Employees’ childcare costs – why employers should help

Employees’ childcare costs – why employers should help

According to the Family and Childcare Trust, British parents now pay a staggering £6,000 every year on average for a part-time nursery place.

Why should employers be worried about this?
Given the high costs of childcare, it is little wonder that they are a major barrier to work for many parents. Which in turn can impact you, the employer.

In fact, a joint survey by the British Chamber of Commerce (BCC) and Middlesex University found that 33% of businesses regard the availability of childcare as a key issue in recruiting and retaining staff. Reported issues due to the cost of childcare included:

  • 28% of firms said they saw a reduction of working hours;
  • 12% a reduction in productivity;
  • 9% saw employees leave the business;
  • 8% saw staff change job roles within the company.


But won’t the increase to free childcare help with this?
Yes but onl to a certain degree.

The Government is doubling free childcare to 30 hours across England from September 2017. Many working parents of 3 to 4 year olds will be eligible. However, the first thing to understand is that this is 30 hours free for the equivalent of the school term times only, i.e. only 38 weeks per year not 52 weeks of the year.

Parents may be able to spread the free childcare over further weeks, but this is entirely at the discretion of their childcare provider and will mean they are getting fewer than 30 hours free childcare each week if they do.

Furthermore, and most importantly, not everyone will necessarily be eligible.
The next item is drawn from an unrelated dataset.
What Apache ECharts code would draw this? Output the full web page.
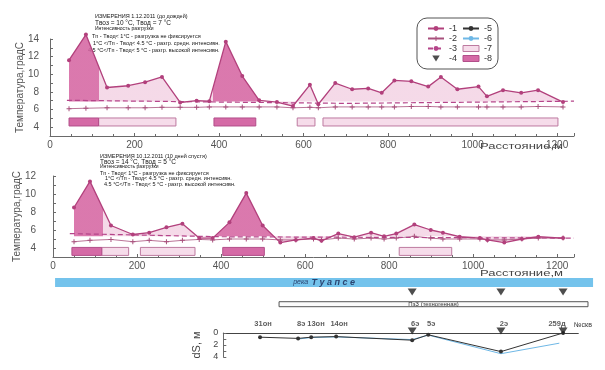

All parents will still receive the 15 hours free childcare that is currently available. But to be eligible for 30 hours, they will need to meet certain eligibility rules. These are:

  • The child will be age 3 or 4 when the scheme starts in their area
  • Both parents must be working – or the sole parent is working in a lone parent family
  • Each parent earns, on average, a weekly minimum equivalent to 16 hours at National Minimum Wage or National Living Wage. The exact amount depends on the parent’s age but for a parent aged 25+ they would need to earn a weekly average of at least £115.20.
  • Each parent must have an annual income of less than £100,000
  • They must live in England


Parents can already pre-register for the 30-hour scheme on the GOV.UK website. They will be emailed with information about when the scheme will be available and how to apply.

It is also still unclear whether all nurseries will be able to offer the flexible 30 hours free childcare. There has been a lot of concern in the childcare industry that the grant supplied by the Government is not enough to cover the costs of the current scheme.

Free education and childcare is also available for children in Scotland, Wales and Northern Ireland.

What more can employers do to help?
Given the above, it is really important that you the employer do all you can to help support your parent-employees with this issue. Many companies offer benefits such as Childcare Vouchers through salary sacrifice. Such schemes are essentially free of direct cost to the employer, as the National Insurance saving usually covers the cost of providing the vouchers. And the cost-savings to the family can really stack up. For example, a basic-rate taxpayer paying £243 a month into a Childcare Voucher Scheme could save £933 a year!

As a minimum we would recommend helping your employees understand the support that is offered (e.g. Childcare Vouchers and Tax Free Childcare) and signpost them to the support tools available.